Alcune di queste argomentazioni sono state riportate anche dal padre di Ciro, Beppe Grillo, che lo scorso 19 aprile ha pubblicato un video di difesa nei confronti del figlio e dei suoi amici. Video fortemente criticato da altri esponenti politici. Nel video, pubblicato sul suo blog e su Facebook, Beppe Grillo ha difeso in modo piuttosto concitato il figlio Ciro, sostenendo che lo stupro non sia mai avvenuto, e che i rapporti con Silvia siano stati consensuali. Secondo Grillo, a sostegno della sua tesi ci sarebbe il fatto che la donna ha denunciato l’abuso con ritardo. “Mio figlio è su tutti i giornali come uno stupratore seriale insieme ad altri 3 ragazzi… io voglio chiedere, voglio chiedervi, voglio chiedere veramente perché un gruppo di stupratori seriali compreso mio figlio non sono stati arrestati? La legge dice che gli stupratori vengono presi e vengono messi in galera e interrogati in galera o ai domiciliari. Sono lasciati liberi da due anni, perché? Perché non li avete arrestati subito? Ce li avrei portati io in galera a calci nel culo. Perché? Perché vi siete resi conto che non è vero niente che c’è stato lo stupro, non c’entrano niente. Perché una persona che viene stuprata la mattina, al pomeriggio va in kitesurf, e dopo 8 giorni fa una denuncia, vi è sembrato strano. È strano” ha dichiarato Grillo. 

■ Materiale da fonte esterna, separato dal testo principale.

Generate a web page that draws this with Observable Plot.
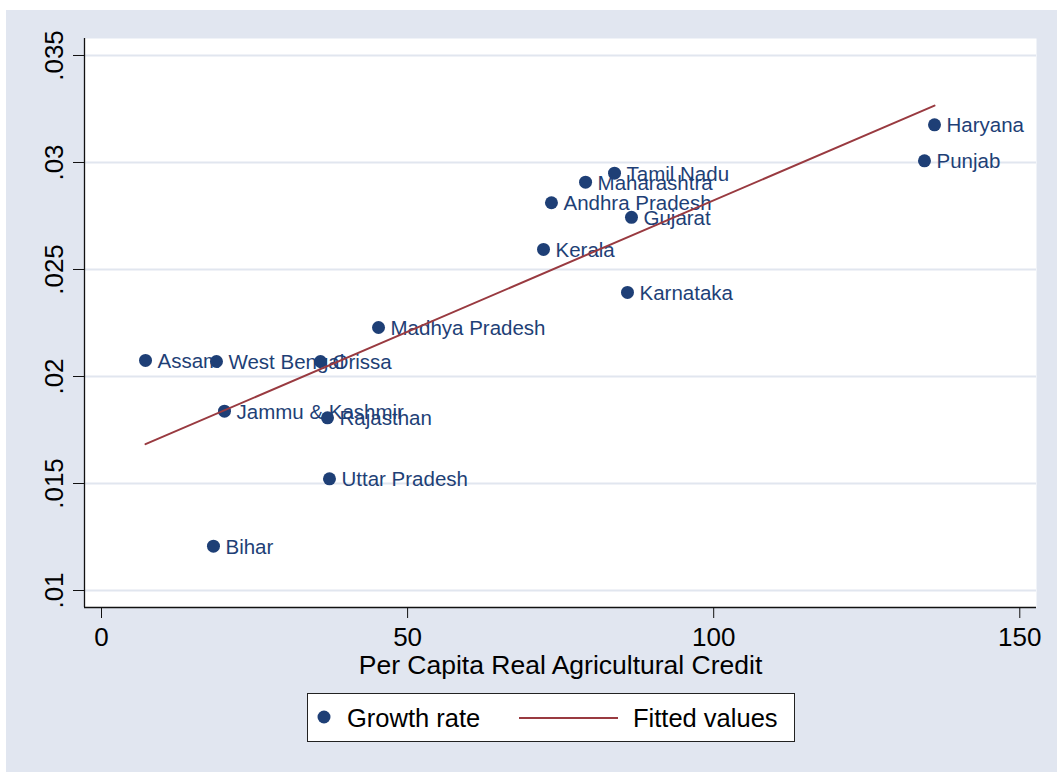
<!DOCTYPE html>
<html><head><meta charset="utf-8">
<script src="https://cdn.jsdelivr.net/npm/d3@7"></script>
<script src="https://cdn.jsdelivr.net/npm/@observablehq/plot@0.6"></script>
<style>
html,body{margin:0;padding:0;background:#fff;}
#fig{position:absolute;left:6px;top:10px;width:1051px;height:762px;background:#e1e6f0;font-family:"Liberation Sans",Arial,sans-serif;overflow:hidden;}
#chart{position:absolute;left:0;top:0;}
#legend{position:absolute;left:301px;top:683px;width:488px;height:49px;box-sizing:border-box;border:1px solid #222;background:#fff;}
#legend svg{display:block;}
</style></head>
<body>
<div id="fig"><div id="chart"></div><div id="legend"></div></div>
<script>
const states = ["Assam","West Bengal","Orissa","Jammu & Kashmir","Rajasthan","Uttar Pradesh","Bihar","Madhya Pradesh","Kerala","Andhra Pradesh","Maharashtra","Tamil Nadu","Gujarat","Karnataka","Haryana","Punjab"];
const credit = [7.19,18.78,35.77,20.09,36.92,37.24,18.29,45.25,72.2,73.5,79.07,83.8,86.57,85.92,136.07,134.43];
const growth = [0.02075,0.0207,0.0207,0.01838,0.01807,0.01522,0.01207,0.02229,0.02594,0.02812,0.02908,0.0295,0.02744,0.02393,0.03176,0.03008];
const fitCredit = [7.19, 136.07];
const fitValues = [0.01684, 0.03266];
const xTicks = [0,50,100,150];
const xTickLabels = ["0","50","100","150"];
const yTicks = [0.01,0.015,0.02,0.025,0.03,0.035];
const yTickLabels = [".01",".015",".02",".025",".03",".035"];
const xTitle = "Per Capita Real Agricultural Credit";
const legendLabels = ["Growth rate","Fitted values"];

const xDomain = [-2.777, 152.73];
const yDomain = [0.009206, 0.035794];
const navy = "#1e3f76", maroon = "#993a40";

const points = states.map((s,i)=>({state:s, x:credit[i], y:growth[i]}));
const fit = fitCredit.map((x,i)=>({x, y:fitValues[i]}));

const chart = Plot.plot({
  width:1051, height:680,
  marginLeft:78, marginRight:21, marginTop:28, marginBottom:83,
  x:{domain:xDomain}, y:{domain:yDomain},
  style:{background:"transparent", fontFamily:'"Liberation Sans",Arial,sans-serif', color:"#000", overflow:"visible"},
  marks:[
    Plot.frame({fill:"#fff", stroke:"none"}),
    Plot.ruleY(yTicks, {stroke:"#e1e6ef", strokeWidth:2}),
    Plot.ruleX([xDomain[0]], {stroke:"#111", strokeWidth:1.3}),
    Plot.ruleY([yDomain[0]], {stroke:"#111", strokeWidth:1.3}),
    Plot.axisX({ticks:xTicks, tickFormat:d=>xTickLabels[xTicks.indexOf(d)], tickSize:11, tickPadding:9, fontSize:26, label:null, stroke:"#111"}),
    Plot.axisY({ticks:yTicks, tickFormat:d=>yTickLabels[yTicks.indexOf(d)], tickRotate:-90, tickSize:11, tickPadding:11, fontSize:26, label:null, stroke:"#111"}),
    Plot.dot(points, {x:"x", y:"y", r:6.5, fill:navy, stroke:"none"}),
    Plot.text(points, {x:"x", y:"y", text:"state", dx:12, dy:1, textAnchor:"start", fill:navy, fontSize:20.5}),
    Plot.line(fit, {x:"x", y:"y", stroke:maroon, strokeWidth:2}),
    Plot.text([xTitle], {text:d=>d, frameAnchor:"bottom", dy:66, lineAnchor:"bottom", fontSize:26.5, fill:"#000"})
  ]
});
document.getElementById("chart").appendChild(chart);

const lg = d3.select("#legend").append("svg").attr("width",486).attr("height",47)
  .style("font-family",'"Liberation Sans",Arial,sans-serif');
lg.append("circle").attr("cx",16).attr("cy",23).attr("r",6.5).attr("fill",navy);
lg.append("text").attr("x",39).attr("y",33).attr("font-size",25.5).attr("fill","#000").text(legendLabels[0]);
lg.append("line").attr("x1",211).attr("x2",310).attr("y1",24).attr("y2",24).attr("stroke",maroon).attr("stroke-width",2.2);
lg.append("text").attr("x",325).attr("y",33).attr("font-size",25.5).attr("fill","#000").text(legendLabels[1]);
</script>
</body></html>
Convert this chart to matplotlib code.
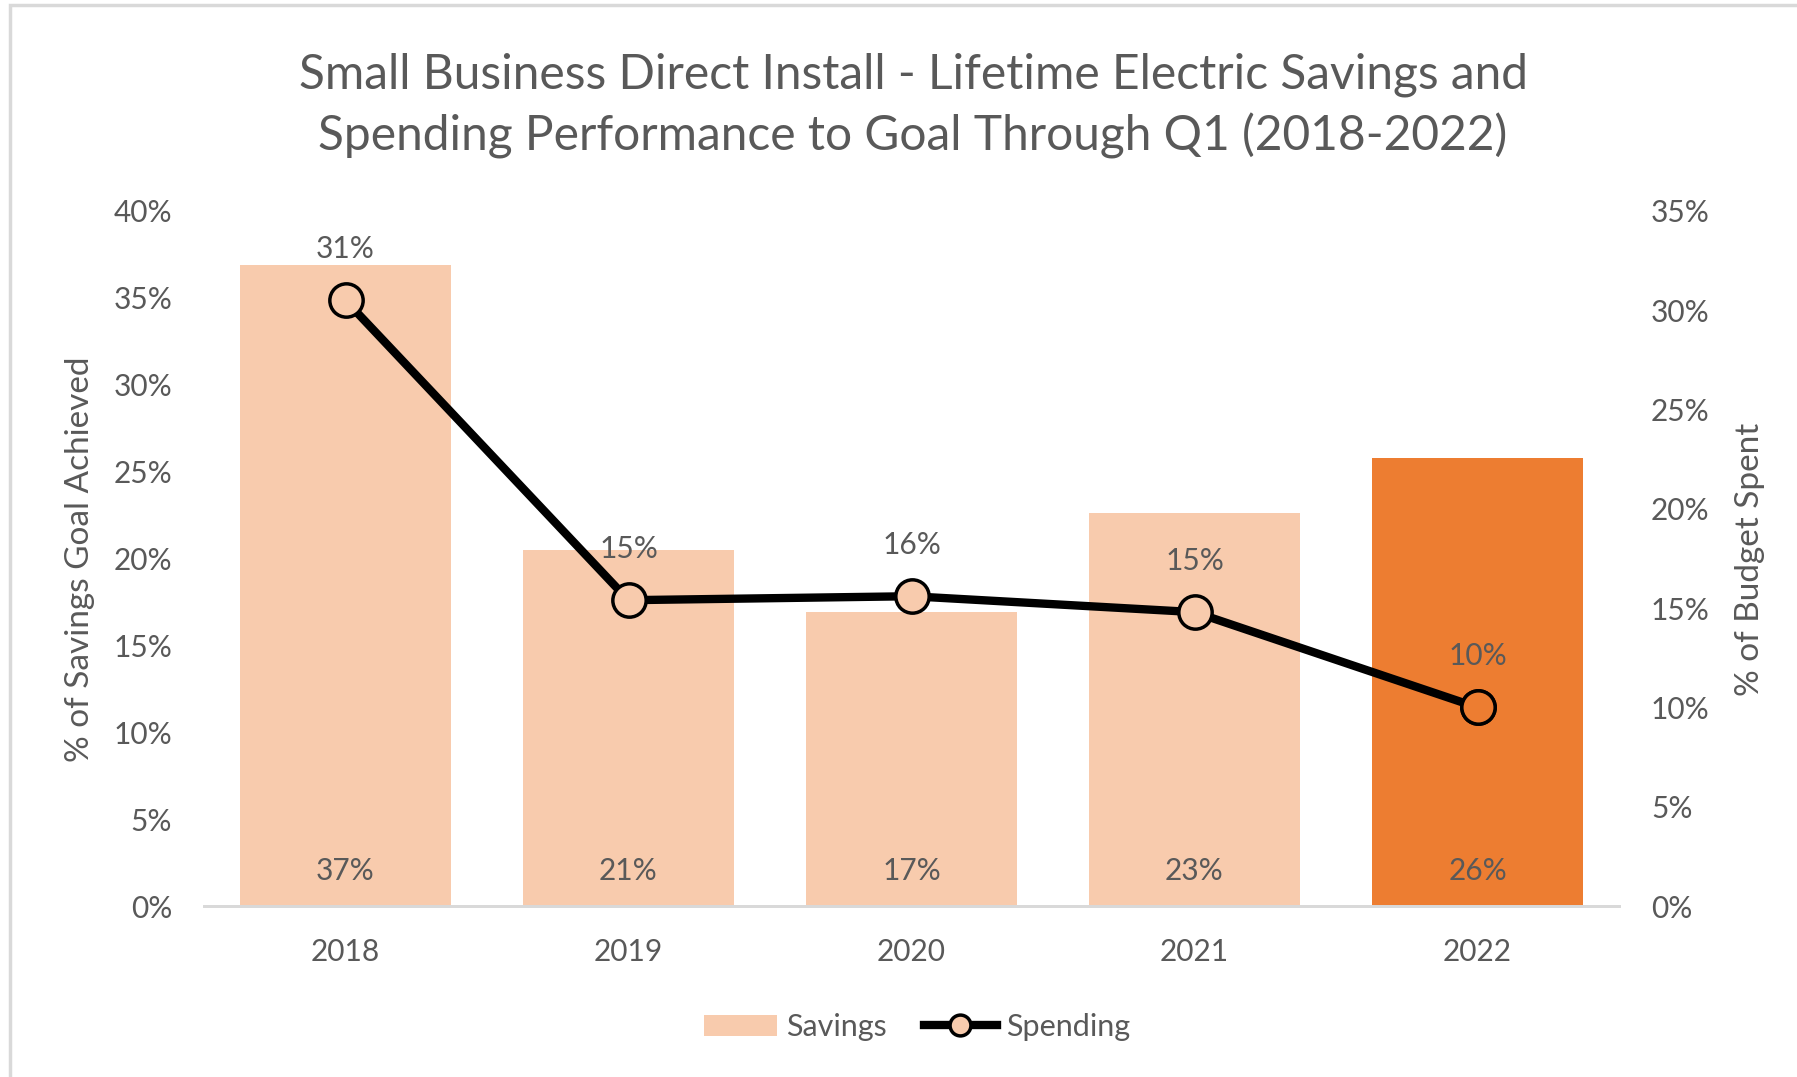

Anche i genitori della ragazza che ha sporto denuncia hanno parlato, tramite il legale Giulia Bongiorno. “Siamo distrutti. Il tentativo di fare spettacolo sulla pelle altrui è una farsa ripugnante. Cercare di trascinare la vittima sul banco degli imputati, cercare di sminuire e ridicolizzare il dolore, la disperazione e l’angoscia della vittima e dei suoi cari sono strategie misere e già viste, che non hanno nemmeno il pregio dell’inedito” hanno detto.